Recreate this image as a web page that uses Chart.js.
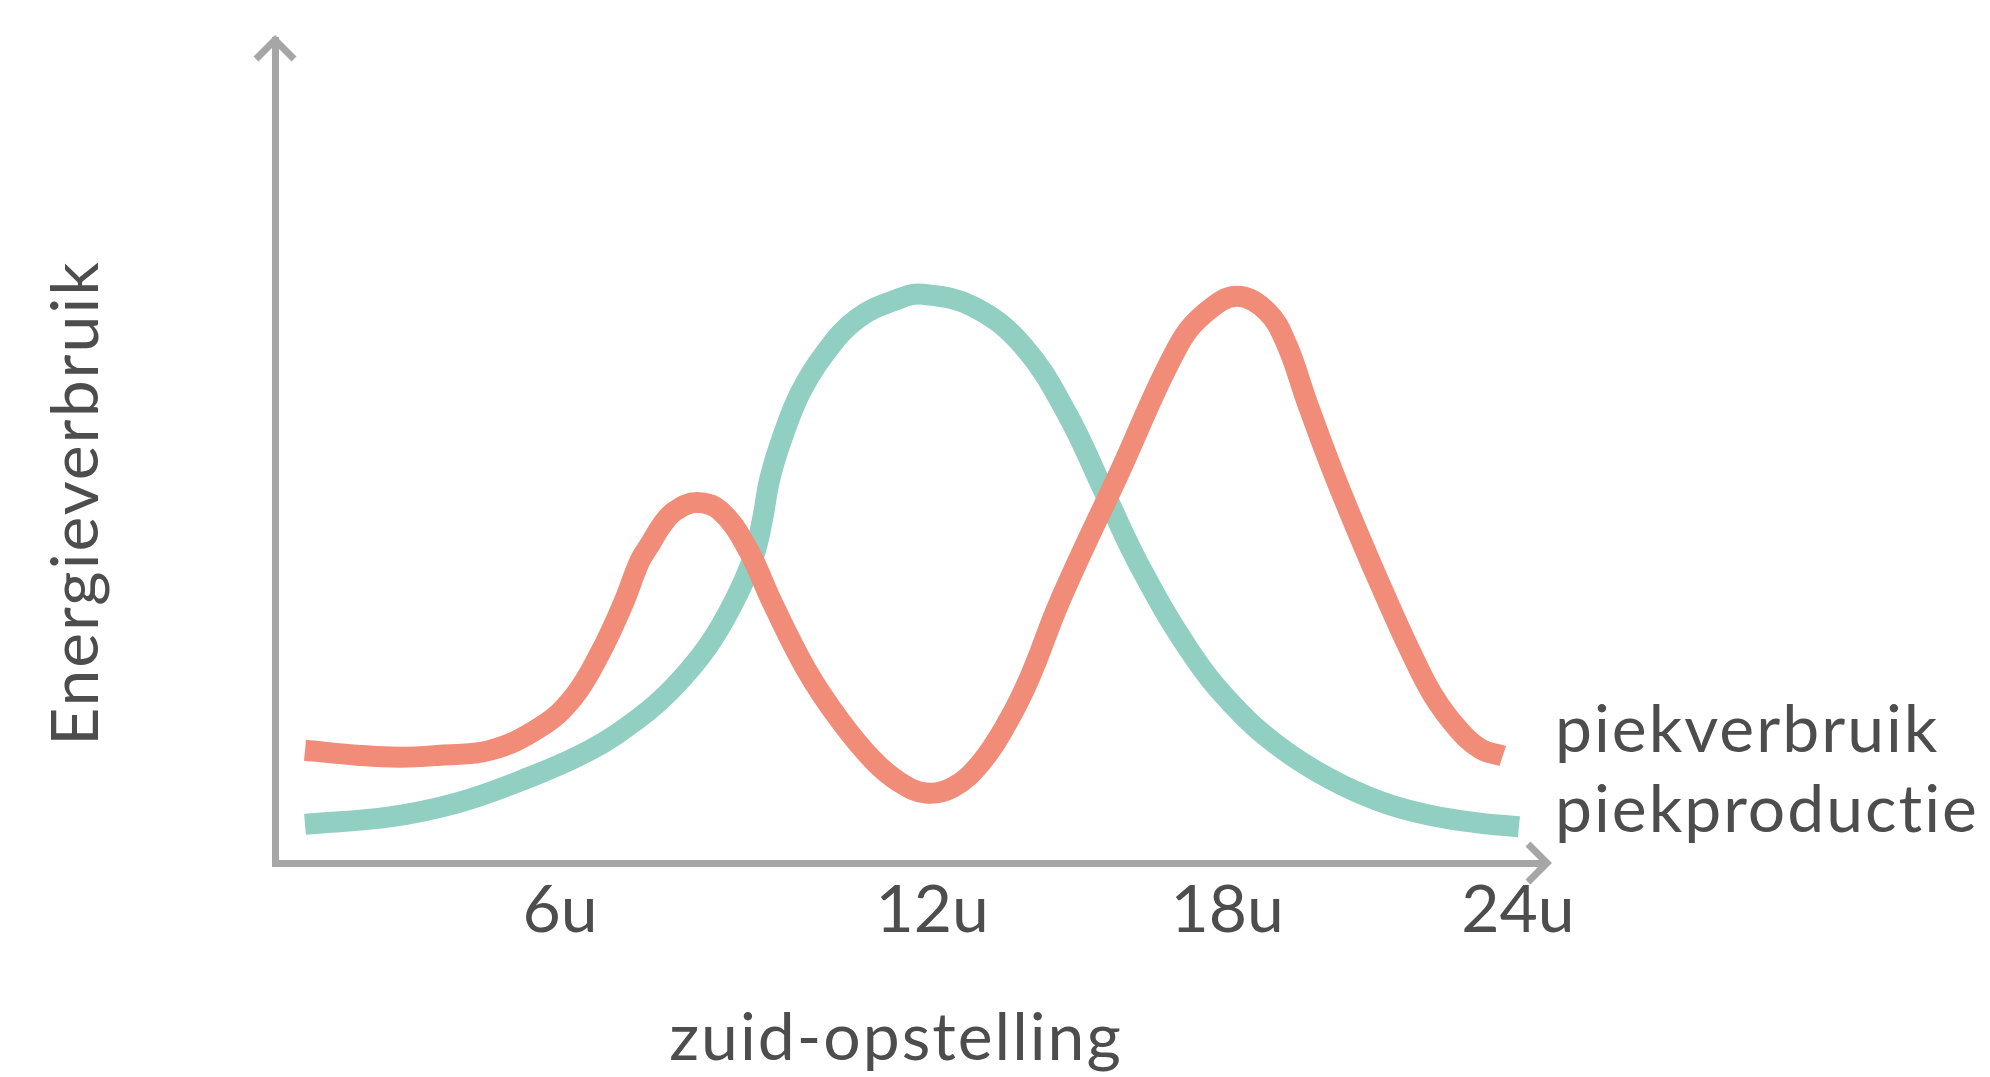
<!DOCTYPE html>
<html>
<head>
<meta charset="utf-8">
<title>Energieverbruik - zuid-opstelling</title>
<script src="https://cdn.jsdelivr.net/npm/chart.js@4.4.1/dist/chart.umd.min.js"></script>
<style>
  html, body { margin: 0; padding: 0; background: #fff; }
  canvas { display: block; }
</style>
</head>
<body>
<canvas id="chart" width="1990" height="1077"></canvas>
<script>
// hour of the day -> relative energy level (0..100)
const verbruikHours = [0, 1.03, 1.88, 2.67, 3.66, 4.65, 5.3, 5.83, 6.29, 6.62, 6.82, 7.06, 7.32, 7.75,
  8.21, 8.74, 9.25, 9.92, 10.58, 11.23, 11.76, 12.28, 12.81, 13.35, 13.88, 14.33, 14.93, 16.09,
  17.26, 17.83, 18.43, 19.02, 19.41, 19.81, 20.32, 20.86, 21.31, 21.85, 22.3, 22.78, 23.23, 23.68];
const verbruikValues = [13.7, 13.1, 12.85, 13.1, 13.7, 16.5, 20.1, 25.45, 31.5, 36.7, 38.7, 41.1, 42.8, 43.8,
  42.8, 38.3, 31.5, 23.4, 17.3, 12.5, 9.8, 8.5, 9.2, 12.1, 17.0, 22.55, 31.9, 47.3,
  62.8, 67.0, 68.85, 67.0, 63.0, 56.0, 47.6, 39.5, 33.1, 25.8, 20.4, 16.4, 13.9, 13.0];

const productieHours = [0, 1.68, 3.01, 4.31, 5.63, 6.62, 7.28, 7.95, 8.46, 8.86, 9.04, 9.19, 9.45, 9.79,
  10.24, 10.91, 11.76, 12.22, 13.21, 14.2, 15.07, 15.82, 16.51, 17.5, 18.35, 19.28, 20.27,
  21.25, 22.24, 23.23, 24.0];
const productieValues = [4.7, 5.6, 7.3, 10.1, 13.7, 17.7, 21.3, 26.2, 31.5, 37.1, 41.6, 46.7, 51.9, 57.1,
  61.6, 66.1, 68.6, 69.1, 67.6, 62.8, 54.55, 44.85, 36.0, 25.7, 19.15, 14.05, 10.2,
  7.5, 5.8, 4.85, 4.4];

const seriesLabels = ['piekverbruik', 'piekproductie'];
const tickLabels = ['6u', '12u', '18u', '24u'];
const tickHours = [5.04, 12.4, 18.23, 23.98]; // where the labels sit on the drawn axis
const yTitle = 'Energieverbruik';
const xTitle = 'zuid-opstelling';

const axisColor = '#a6a6a6';
const textColor = '#4d4d4d';
const fontFamily = 'Lato, "Open Sans", sans-serif';

const toPoints = (xs, ys) => xs.map((x, i) => ({ x: x, y: ys[i] }));

// arrow heads, axis titles and the line labels on the right
const decorations = {
  id: 'decorations',
  afterDraw(chart) {
    const ctx = chart.ctx;
    const a = chart.chartArea;
    ctx.save();
    ctx.strokeStyle = axisColor;
    ctx.lineWidth = 7;
    ctx.lineJoin = 'miter';
    ctx.beginPath();
    ctx.moveTo(a.left - 19, a.top + 19);
    ctx.lineTo(a.left, a.top);
    ctx.lineTo(a.left + 19, a.top + 19);
    ctx.moveTo(a.right - 19, a.bottom - 19);
    ctx.lineTo(a.right, a.bottom);
    ctx.lineTo(a.right - 19, a.bottom + 19);
    ctx.stroke();

    ctx.fillStyle = textColor;
    ctx.font = '66px ' + fontFamily;
    ctx.letterSpacing = '2px';
    ctx.textBaseline = 'alphabetic';

    ctx.textAlign = 'center';
    ctx.fillText(xTitle, a.left + 621, a.bottom + 197);

    ctx.save();
    ctx.translate(a.left - 177, a.bottom - 360);
    ctx.rotate(-Math.PI / 2);
    ctx.fillText(yTitle, 0, 0);
    ctx.restore();

    ctx.textAlign = 'left';
    chart.data.datasets.forEach((ds, i) => {
      ctx.fillText(ds.label, a.right + 8, a.bottom - 111 + i * 80);
    });
    ctx.restore();
  }
};

new Chart(document.getElementById('chart'), {
  type: 'line',
  data: {
    datasets: [{
      label: seriesLabels[0],
      data: toPoints(verbruikHours, verbruikValues),
      borderColor: '#f08c78',
      borderWidth: 21,
      borderCapStyle: 'butt',
      borderJoinStyle: 'round',
      tension: 0.4,
      pointRadius: 0,
      fill: false
    }, {
      label: seriesLabels[1],
      data: toPoints(productieHours, productieValues),
      borderColor: '#92cfc3',
      borderWidth: 21,
      borderCapStyle: 'butt',
      borderJoinStyle: 'round',
      tension: 0.4,
      pointRadius: 0,
      fill: false
    }]
  },
  options: {
    responsive: false,
    devicePixelRatio: 1,
    animation: false,
    layout: { padding: { left: 275, top: 40, right: 443, bottom: 125 } },
    plugins: {
      legend: { display: false },
      tooltip: { enabled: false }
    },
    scales: {
      x: {
        type: 'linear',
        min: -0.593,
        max: 24.555,
        grid: { display: false },
        border: { display: true, color: axisColor, width: 7 },
        afterBuildTicks: scale => {
          scale.ticks = tickHours.map(v => ({ value: v }));
        },
        afterFit: scale => { scale.height = 89; },
        ticks: {
          autoSkip: false,
          maxRotation: 0,
          padding: 0,
          color: textColor,
          font: { family: fontFamily, size: 66, lineHeight: 1.2 },
          callback: (value, index) => tickLabels[index]
        }
      },
      y: {
        min: 0,
        max: 100,
        grid: { display: false },
        border: { display: true, color: axisColor, width: 7 },
        afterFit: scale => { scale.width = 0; },
        ticks: { display: false }
      }
    }
  },
  plugins: [decorations]
});
</script>
</body>
</html>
- - - -
▶ EXERCISE: Your task is an exact transcription of all the data, minus the pictures.

▶ RESPONSE FOR THIS EXERCISE:
Recreate this image as a web page that uses Chart.js.
<!DOCTYPE html>
<html>
<head>
<meta charset="utf-8">
<title>Energieverbruik - zuid-opstelling</title>
<script src="https://cdn.jsdelivr.net/npm/chart.js@4.4.1/dist/chart.umd.min.js"></script>
<style>
  html, body { margin: 0; padding: 0; background: #fff; }
  canvas { display: block; }
</style>
</head>
<body>
<canvas id="chart" width="1990" height="1077"></canvas>
<script>
// hour of the day -> relative energy level (0..100)
const verbruikHours = [0, 1.03, 1.88, 2.67, 3.66, 4.65, 5.3, 5.83, 6.29, 6.62, 6.82, 7.06, 7.32, 7.75,
  8.21, 8.74, 9.25, 9.92, 10.58, 11.23, 11.76, 12.28, 12.81, 13.35, 13.88, 14.33, 14.93, 16.09,
  17.26, 17.83, 18.43, 19.02, 19.41, 19.81, 20.32, 20.86, 21.31, 21.85, 22.3, 22.78, 23.23, 23.68];
const verbruikValues = [13.7, 13.1, 12.85, 13.1, 13.7, 16.5, 20.1, 25.45, 31.5, 36.7, 38.7, 41.1, 42.8, 43.8,
  42.8, 38.3, 31.5, 23.4, 17.3, 12.5, 9.8, 8.5, 9.2, 12.1, 17.0, 22.55, 31.9, 47.3,
  62.8, 67.0, 68.85, 67.0, 63.0, 56.0, 47.6, 39.5, 33.1, 25.8, 20.4, 16.4, 13.9, 13.0];

const productieHours = [0, 1.68, 3.01, 4.31, 5.63, 6.62, 7.28, 7.95, 8.46, 8.86, 9.04, 9.19, 9.45, 9.79,
  10.24, 10.91, 11.76, 12.22, 13.21, 14.2, 15.07, 15.82, 16.51, 17.5, 18.35, 19.28, 20.27,
  21.25, 22.24, 23.23, 24.0];
const productieValues = [4.7, 5.6, 7.3, 10.1, 13.7, 17.7, 21.3, 26.2, 31.5, 37.1, 41.6, 46.7, 51.9, 57.1,
  61.6, 66.1, 68.6, 69.1, 67.6, 62.8, 54.55, 44.85, 36.0, 25.7, 19.15, 14.05, 10.2,
  7.5, 5.8, 4.85, 4.4];

const seriesLabels = ['piekverbruik', 'piekproductie'];
const tickLabels = ['6u', '12u', '18u', '24u'];
const tickHours = [5.04, 12.4, 18.23, 23.98]; // where the labels sit on the drawn axis
const yTitle = 'Energieverbruik';
const xTitle = 'zuid-opstelling';

const axisColor = '#a6a6a6';
const textColor = '#4d4d4d';
const fontFamily = 'Lato, "Open Sans", sans-serif';

const toPoints = (xs, ys) => xs.map((x, i) => ({ x: x, y: ys[i] }));

// arrow heads, axis titles and the line labels on the right
const decorations = {
  id: 'decorations',
  afterDraw(chart) {
    const ctx = chart.ctx;
    const a = chart.chartArea;
    ctx.save();
    ctx.strokeStyle = axisColor;
    ctx.lineWidth = 7;
    ctx.lineJoin = 'miter';
    ctx.beginPath();
    ctx.moveTo(a.left - 19, a.top + 19);
    ctx.lineTo(a.left, a.top);
    ctx.lineTo(a.left + 19, a.top + 19);
    ctx.moveTo(a.right - 19, a.bottom - 19);
    ctx.lineTo(a.right, a.bottom);
    ctx.lineTo(a.right - 19, a.bottom + 19);
    ctx.stroke();

    ctx.fillStyle = textColor;
    ctx.font = '66px ' + fontFamily;
    ctx.letterSpacing = '2px';
    ctx.textBaseline = 'alphabetic';

    ctx.textAlign = 'center';
    ctx.fillText(xTitle, a.left + 621, a.bottom + 197);

    ctx.save();
    ctx.translate(a.left - 177, a.bottom - 360);
    ctx.rotate(-Math.PI / 2);
    ctx.fillText(yTitle, 0, 0);
    ctx.restore();

    ctx.textAlign = 'left';
    chart.data.datasets.forEach((ds, i) => {
      ctx.fillText(ds.label, a.right + 8, a.bottom - 111 + i * 80);
    });
    ctx.restore();
  }
};

new Chart(document.getElementById('chart'), {
  type: 'line',
  data: {
    datasets: [{
      label: seriesLabels[0],
      data: toPoints(verbruikHours, verbruikValues),
      borderColor: '#f08c78',
      borderWidth: 21,
      borderCapStyle: 'butt',
      borderJoinStyle: 'round',
      tension: 0.4,
      pointRadius: 0,
      fill: false
    }, {
      label: seriesLabels[1],
      data: toPoints(productieHours, productieValues),
      borderColor: '#92cfc3',
      borderWidth: 21,
      borderCapStyle: 'butt',
      borderJoinStyle: 'round',
      tension: 0.4,
      pointRadius: 0,
      fill: false
    }]
  },
  options: {
    responsive: false,
    devicePixelRatio: 1,
    animation: false,
    layout: { padding: { left: 275, top: 40, right: 443, bottom: 125 } },
    plugins: {
      legend: { display: false },
      tooltip: { enabled: false }
    },
    scales: {
      x: {
        type: 'linear',
        min: -0.593,
        max: 24.555,
        grid: { display: false },
        border: { display: true, color: axisColor, width: 7 },
        afterBuildTicks: scale => {
          scale.ticks = tickHours.map(v => ({ value: v }));
        },
        afterFit: scale => { scale.height = 89; },
        ticks: {
          autoSkip: false,
          maxRotation: 0,
          padding: 0,
          color: textColor,
          font: { family: fontFamily, size: 66, lineHeight: 1.2 },
          callback: (value, index) => tickLabels[index]
        }
      },
      y: {
        min: 0,
        max: 100,
        grid: { display: false },
        border: { display: true, color: axisColor, width: 7 },
        afterFit: scale => { scale.width = 0; },
        ticks: { display: false }
      }
    }
  },
  plugins: [decorations]
});
</script>
</body>
</html>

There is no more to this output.